Ravan was called as Dashanan, meaning the ten headed one. His ten heads made him superior in the world and were the reason of his power and strength. They reflected his thoughts, personality and character which in fact are like warning lessons for mankind for not deterring the right conduct.


As he was an ardent devotee of Bhagwan Shiv, he once severed all of his heads to appease him. Bhagwan Shiv was immensely pleased with his sacrifice and granted him back the ten heads and with that, great power too. However, with all the knowledge of scriptures, Vedas and Astras , Ravan could be anything else, but a good individual.

Ravan grew to be an egoistic demon, terrifying the worlds by and forcing them to comply with him. He disturbed the balance of Dharma in the Universe, and Bhagwan Vishnu incarnated as Shri Ram to get the world rid away of him.
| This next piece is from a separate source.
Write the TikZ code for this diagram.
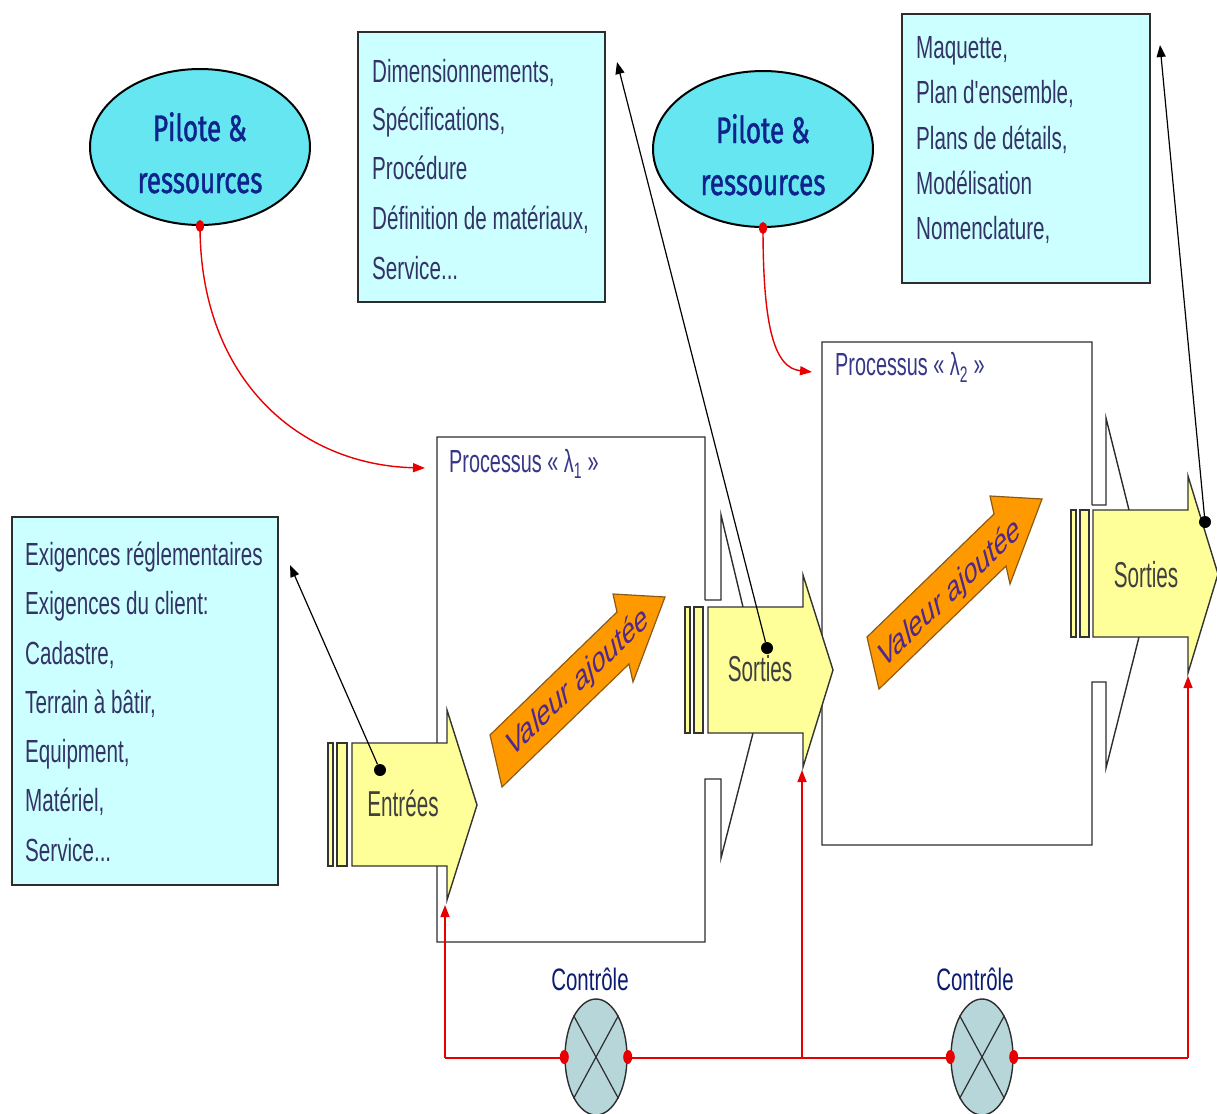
\documentclass[tikz,border=0pt]{standalone}
\usepackage{fontspec}
\setmainfont{Liberation Sans}
\newfontfamily\boxfont[FakeStretch=0.645]{Liberation Sans}
\newfontfamily\procfont[FakeStretch=0.62]{Liberation Sans}
\newfontfamily\iofont[FakeStretch=0.575]{Liberation Sans}
\newfontfamily\ctrlfont[FakeStretch=0.66]{Liberation Sans}
\newfontfamily\pilfont[FakeStretch=0.7,FakeBold=1.2]{Fira Sans}
\usetikzlibrary{arrows.meta,shapes.geometric}

\definecolor{boxcyan}{RGB}{204,255,255}
\definecolor{pilcyan}{RGB}{102,230,240}
\definecolor{ctrlfill}{RGB}{182,214,218}
\definecolor{ioyellow}{RGB}{255,255,153}
\definecolor{vaorange}{RGB}{255,153,0}
\definecolor{vaedge}{RGB}{140,90,20}
\definecolor{txtblue}{RGB}{51,51,102}
\definecolor{procblue}{RGB}{55,55,135}
\definecolor{navy}{RGB}{15,35,140}
\definecolor{valtxt}{RGB}{80,40,140}
\definecolor{ctrlred}{RGB}{232,0,0}
\definecolor{edge}{RGB}{45,45,45}

\begin{document}
\begin{tikzpicture}[x=1pt,y=-1pt,
  infobox/.style={draw=edge, line width=1.5pt, fill=boxcyan},
  boxline/.style={font=\boxfont\fontsize{32}{38}\selectfont, text=txtblue, anchor=base west, inner sep=0pt},
  proctitle/.style={font=\procfont\fontsize{32}{38}\selectfont, text=procblue, anchor=base west, inner sep=0pt},
  proc/.style={draw=edge, line width=1.4pt, line join=miter},
  ioshape/.style={draw=black!80, line width=1.4pt, fill=ioyellow, line join=miter},
  iotext/.style={font=\iofont\fontsize{36}{40}\selectfont, text=black!75, anchor=base, inner sep=0pt},
  valshape/.style={draw=vaedge, line width=1.2pt, fill=vaorange, line join=miter},
  valtext/.style={font=\fontsize{36}{40}\selectfont, text=valtxt, inner sep=0pt, transform shape},
  pilote/.style={ellipse, draw=black, line width=2pt, fill=pilcyan, minimum width=220pt, minimum height=156pt, inner sep=0pt},
  piltext/.style={font=\pilfont\fontsize{37}{40}\selectfont, text=navy, anchor=base, inner sep=0pt},
  ctrl/.style={ellipse, draw=edge, line width=1.4pt, fill=ctrlfill, minimum width=62pt, minimum height=116pt, inner sep=0pt},
  ctrltext/.style={font=\ctrlfont\fontsize{31}{36}\selectfont, text=navy!80!black, anchor=base, inner sep=0pt},
  blackdot/.style={circle, fill=black, minimum size=12pt, inner sep=0pt},
  reddot/.style={ellipse, fill=ctrlred, minimum width=9pt, minimum height=14pt, inner sep=0pt},
  link/.style={draw=black, line width=1.2pt, -{Triangle[length=12pt,width=9pt]}},
  redlink/.style={draw=ctrlred, line width=1.4pt},
  redarr/.style={redlink, -{Triangle[length=12pt,width=9pt]}}
]
\fill[white] (0,0) rectangle (1217,1113);
\useasboundingbox (0,0) rectangle (1217,1113);

% ---- information boxes ----
\draw[infobox] (12,517) rectangle (278,885);
\node[boxline] (in1) at (25,565) {Exigences réglementaires};
\node[boxline] (in2) at (25,614) {Exigences du client:};
\node[boxline] (in3) at (25,664) {Cadastre,};
\node[boxline] (in4) at (25,713) {Terrain à bâtir,};
\node[boxline] (in5) at (25,762) {Equipment,};
\node[boxline] (in6) at (25,811) {Matériel,};
\node[boxline] (in7) at (25,861) {Service...};

\draw[infobox] (358,32) rectangle (605,302);
\node[boxline] (m1) at (372,83) {Dimensionnements,};
\node[boxline] (m2) at (372,131) {Spécifications,};
\node[boxline] (m3) at (372,179) {Procédure};
\node[boxline] (m4) at (372,229) {Définition de matériaux,};
\node[boxline] (m5) at (372,279) {Service...};

\draw[infobox] (902,14) rectangle (1150,283);
\node[boxline] (o1) at (916,59) {Maquette,};
\node[boxline] (o2) at (916,104) {Plan d'ensemble,};
\node[boxline] (o3) at (916,149) {Plans de détails,};
\node[boxline] (o4) at (916,194) {Modélisation};
\node[boxline] (o5) at (916,239) {Nomenclature,};

% ---- process boxes with their open outlet ----
\fill[white] (437,437) rectangle (705,942);
\draw[proc] (705,600) -- (705,437) -- (437,437) -- (437,942) -- (705,942) -- (705,779) -- (721,779) -- (721,858) -- (753,733);
\draw[proc] (705,600) -- (721,600) -- (721,515) -- (743,607);
\node[proctitle] (t1) at (449,472) {Processus « λ\textsubscript{1} »};

\fill[white] (822,342) rectangle (1092,845);
\draw[proc] (1092,505) -- (1092,342) -- (822,342) -- (822,845) -- (1092,845) -- (1092,682) -- (1106,682) -- (1106,768) -- (1139,637);
\draw[proc] (1092,505) -- (1106,505) -- (1106,418) -- (1129,510);
\node[proctitle] (t2) at (835,375) {Processus « λ\textsubscript{2} »};

% ---- steering ellipses ----
\node[pilote] (p1) at (200,147) {};
\node[piltext] (p1a) at (200,141) {Pilote \&};
\node[piltext] (p1b) at (200,193) {ressources};
\node[pilote] (p2) at (763,149) {};
\node[piltext] (p2a) at (763,143) {Pilote \&};
\node[piltext] (p2b) at (763,195) {ressources};

\coordinate (r1) at (425,468);
\coordinate (r2) at (812,372);
\draw[redarr] (p1.south) .. controls (200,380) and (300,465) .. (r1);
\draw[redarr] (p2.south) .. controls (763,330) and (775,368) .. (r2);
\node[reddot, minimum width=8pt, minimum height=12pt] (p1d) at (p1.south) {};
\node[reddot, minimum width=8pt, minimum height=12pt] (p2d) at (p2.south) {};

% ---- inputs / outputs ----
\draw[ioshape] (328,743) rectangle (333,866);
\draw[ioshape] (337,743) rectangle (347,866);
\draw[ioshape] (352,743) -- (447,743) -- (447,710) -- (477,805) -- (447,900) -- (447,866) -- (352,866) -- cycle;
\node[iotext] (e1) at (403,816) {Entrées};

\draw[ioshape] (685,607) rectangle (690,733);
\draw[ioshape] (694,607) rectangle (703,733);
\draw[ioshape] (708,607) -- (803,607) -- (803,575) -- (833,670) -- (803,767) -- (803,733) -- (708,733) -- cycle;
\node[iotext] (s1) at (760,681) {Sorties};

\draw[ioshape] (1071,510) rectangle (1076,637);
\draw[ioshape] (1080,510) rectangle (1089,637);
\draw[ioshape] (1093,510) -- (1188,510) -- (1188,476) -- (1218,574) -- (1188,673) -- (1188,637) -- (1093,637) -- cycle;
\node[iotext] (s2) at (1146,587) {Sorties};

% ---- added value arrows ----
\draw[valshape] (490,735) -- (617,612) -- (613,594) -- (665,597) -- (633,682) -- (629,664) -- (502,787) -- cycle;
\begin{scope}[shift={(578,683)}]
  \node[valtext, cm={0.603,0.585,-0.24,0.88,(0,0)}] (v1) at (0,0) {Valeur ajoutée};
\end{scope}
\begin{scope}[shift={(377,-98)}]
  \draw[valshape] (490,735) -- (617,612) -- (613,594) -- (665,597) -- (633,682) -- (629,664) -- (502,787) -- cycle;
\end{scope}
\begin{scope}[shift={(950,594)}]
  \node[valtext, cm={0.603,0.585,-0.24,0.88,(0,0)}] (v2) at (0,0) {Valeur ajoutée};
\end{scope}

% ---- links from inputs / outputs to their descriptions ----
\node[blackdot] (d1) at (380,770) {};
\node[blackdot] (d2) at (767,648) {};
\node[blackdot] (d3) at (1205,522) {};
\coordinate (a1) at (290,565);
\coordinate (a2) at (617,62);
\coordinate (a3) at (1160,45);
\draw[link] (d1) -- (a1);
\draw[link] (d2) -- (a2);
\draw[link] (d3) -- (a3);

% ---- control loop ----
\coordinate (k0) at (445,1058);
\coordinate (k1) at (802,1058);
\coordinate (k2) at (1188,1058);
\coordinate (u0) at (445,905);
\coordinate (u1) at (802,770);
\coordinate (u2) at (1188,676);
\draw[redlink] (k0) -- (k2);
\draw[redarr] (k0) -- (u0);
\draw[redarr] (k1) -- (u1);
\draw[redarr] (k2) -- (u2);

\node[ctrl] (c1) at (596,1057) {};
\draw[edge, line width=1.2pt] (c1.north west) -- (c1.south east) (c1.north east) -- (c1.south west);
\node[reddot] (c1w) at (c1.west) {};
\node[reddot] (c1e) at (c1.east) {};
\node[ctrltext] (c1l) at (590,990) {Contrôle};

\node[ctrl] (c2) at (982,1057) {};
\draw[edge, line width=1.2pt] (c2.north west) -- (c2.south east) (c2.north east) -- (c2.south west);
\node[reddot] (c2w) at (c2.west) {};
\node[reddot] (c2e) at (c2.east) {};
\node[ctrltext] (c2l) at (975,990) {Contrôle};
\end{tikzpicture}
\end{document}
The ten heads, powers and might of Ravan were of no use in his battle with Shri Ram and thus he succumbed.

Being a scholastic personality, the ten heads initially symbolised the four Vedas, and the six Sastras in which he was well versed with. But he never understood the true meaning of what he learnt, and hence the ten heads came to be the representations of ego, anger, attachment, greed, hatred, fear jealousy, lust, and insensitivity, finally regret. The negative emotions overpowered his intellectual capabilities and thus in spite of being the possessor of great knowledge and intellect, it was no use.
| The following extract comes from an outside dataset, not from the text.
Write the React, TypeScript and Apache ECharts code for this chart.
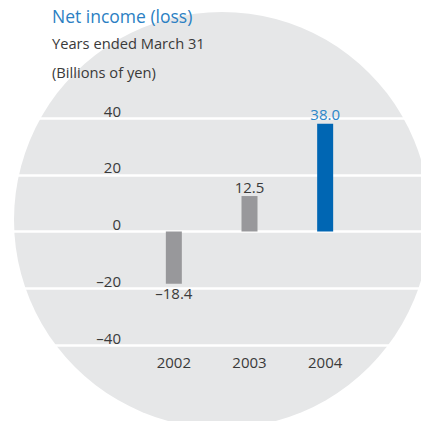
import React, { useEffect, useRef } from "react";
import * as echarts from "echarts";

const categories = ["2002", "2003", "2004"];
const values = [-18.4, 12.5, 38.0];
const barColors = ["#98989b", "#98989b", "#0066b3"];
const labelColors = ["#3a3a3a", "#3a3a3a", "#2b86c9"];
const yTicks = { min: -40, max: 40, interval: 20 };

const FONT = "Open Sans";

export default function App() {
  const ref = useRef<HTMLDivElement>(null);
  useEffect(() => {
    if (!ref.current) return;
    const chart = echarts.init(ref.current, undefined, { renderer: "svg" });
    const fmt = (v: number) => (v < 0 ? "\u2013" + Math.abs(v) : String(v));
    chart.setOption({
      animation: false,
      backgroundColor: "#ffffff",
      textStyle: { fontFamily: FONT },
      title: [
        { text: "Net income (loss)", left: 47, top: 2, textStyle: { fontFamily: FONT, fontSize: 17.5, fontWeight: "normal", color: "#2b7fc3" } },
        { text: "Years ended March 31", left: 47, top: 30, textStyle: { fontFamily: FONT, fontSize: 14.7, fontWeight: "normal", color: "#3a3a3a" } },
        { text: "(Billions of yen)", left: 47, top: 59, textStyle: { fontFamily: FONT, fontSize: 14.7, fontWeight: "normal", color: "#3a3a3a" } },
      ],
      graphic: [
        { type: "circle", z: -100, silent: true, shape: { cx: 222, cy: 220, r: 208 }, style: { fill: "#e6e7e8" } },
      ],
      grid: [
        { left: 136, right: 58, top: 118, bottom: 76 },
        { left: 0, right: 0, top: 118, bottom: 76 },
      ],
      xAxis: [
        {
          type: "category",
          gridIndex: 0,
          data: categories,
          axisLine: { show: false },
          axisTick: { show: false },
          axisLabel: { fontFamily: FONT, fontSize: 15, color: "#3a3a3a", margin: 9, verticalAlign: "top" },
        },
        { type: "value", gridIndex: 1, min: 0, max: 1, show: false },
      ],
      yAxis: [
        {
          type: "value",
          gridIndex: 0,
          ...yTicks,
          axisLine: { show: false },
          axisTick: { show: false },
          splitLine: { show: false },
          axisLabel: {
            fontFamily: FONT,
            fontSize: 15,
            color: "#3a3a3a",
            align: "right",
            verticalAlign: "bottom",
            margin: 15,
            formatter: fmt,
          },
        },
        {
          type: "value",
          gridIndex: 1,
          ...yTicks,
          axisLine: { show: false },
          axisTick: { show: false },
          axisLabel: { show: false },
          splitLine: { show: true, lineStyle: { color: "#ffffff", width: 2.5 } },
        },
      ],
      series: [
        {
          type: "bar",
          xAxisIndex: 0,
          yAxisIndex: 0,
          barWidth: 16,
          z: 3,
          data: values.map((v, i) => ({
            value: v,
            itemStyle: { color: barColors[i] },
            label: {
              show: true,
              position: v < 0 ? "bottom" : "top",
              distance: 2,
              fontFamily: FONT,
              fontSize: 15,
              color: labelColors[i],
              formatter: () => fmt(Number(v.toFixed(1))).replace(/^(–?\d+)$/, "$1.0"),
            },
          })),
        },
      ],
    });
    return () => chart.dispose();
  }, []);
  return <div ref={ref} style={{ width: 421, height: 421, position: "absolute", left: 0, top: 0 }} />;
}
Ego made him never pay heed to anybody who advised him not to go against Dharma. Anger made him blind and he never saw beyond Shoorpanakhas’s plan of involving her own greed and revenge into the plan of abduction of Mata Sita. Attachment towards material desires made him drive away his brother Kuber from his city, and keep all his riches including the Pushpak to his own.

Greed is the root cause of his doom. To kidnap other person’s wife and trying to make her his own depicts his greed for desires. The hatred for Shir Ram never made him look beyond it and realise his sins. One who is tormented by greed and hatred always has fear of the opponent. The moment Ravan kidnaps Mata Sita, a sense of fear enters him as he knew that what he was doing was wrong, but he tries all ways to subdue and not show it.


Ravan was jealous of Shri Ram in all ways. This jealousy drove him mad, and he committed many mistakes from which he could never recover. Ravan’s curses were a result of his lust for women. He regarded women as things of luxury and beauty but never saw divinity and the piousness in them and hence his lust on Mata Sita led to his doom. In spite of repeated advise by Vibhishan, Mandodari and finally even his dear son Indrajeet, Ravan stayed insensitive to return back Mata Sita to Shri Ram, and thus he is finally left with regret when he sees all his clan perish in front of his own eyes. Ravan, in fact imparts things which should be avoided for destruction and thus, one learns the Not to do things from Ravan.